— Start of INFORMATION SUPPLIED —

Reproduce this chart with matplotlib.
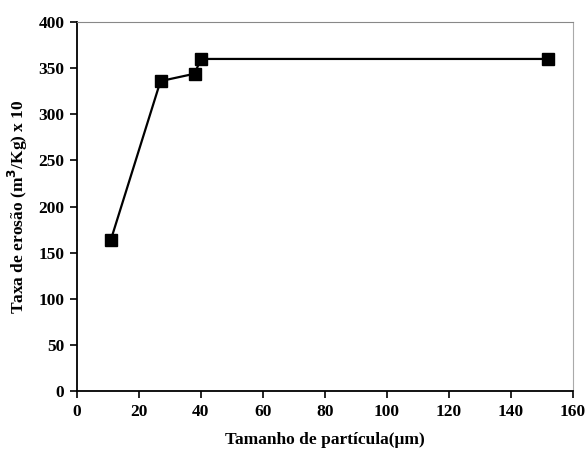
import matplotlib.pyplot as plt

plt.rcParams['font.family'] = ['Liberation Serif', 'DejaVu Serif']

tamanho = [11, 27, 38, 40, 152]
taxa = [164, 336, 344, 360, 360]

fig = plt.figure(figsize=(5.86, 4.5), dpi=100)
ax = fig.add_axes([0.131, 0.131, 0.847, 0.82])

ax.plot(tamanho, taxa, color="black", linewidth=1.6, marker="s", markersize=9,
        markerfacecolor="black", markeredgecolor="black")

ax.set_xlim(0, 160)
ax.set_ylim(0, 400)
ax.set_xticks(range(0, 161, 20))
ax.set_yticks(range(0, 401, 50))

for lab in ax.get_xticklabels() + ax.get_yticklabels():
    lab.set_fontweight("bold")
    lab.set_fontsize(12.5)

ax.tick_params(direction="out", length=5, width=1.2, pad=4)
ax.spines["left"].set_linewidth(1.3)
ax.spines["bottom"].set_linewidth(1.3)
ax.spines["top"].set_color("#888888")
ax.spines["right"].set_color("#aaaaaa")

ax.set_xlabel("Tamanho de partícula(μm)", fontsize=12.5, fontweight="bold", labelpad=9)
ax.set_ylabel("Taxa de erosão (m$^{\\mathbf{3}}$/Kg) x 10", fontsize=12.5, fontweight="bold", labelpad=6)

fig.savefig("out.png", dpi=100)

— End of INFORMATION SUPPLIED —

▸ PROBLEM DESCRIPTION
Read through the lines above and collect those that contain the string "matplotlib".

▸ EXERCISE OUTPUT
Reproduce this chart with matplotlib.
import matplotlib.pyplot as plt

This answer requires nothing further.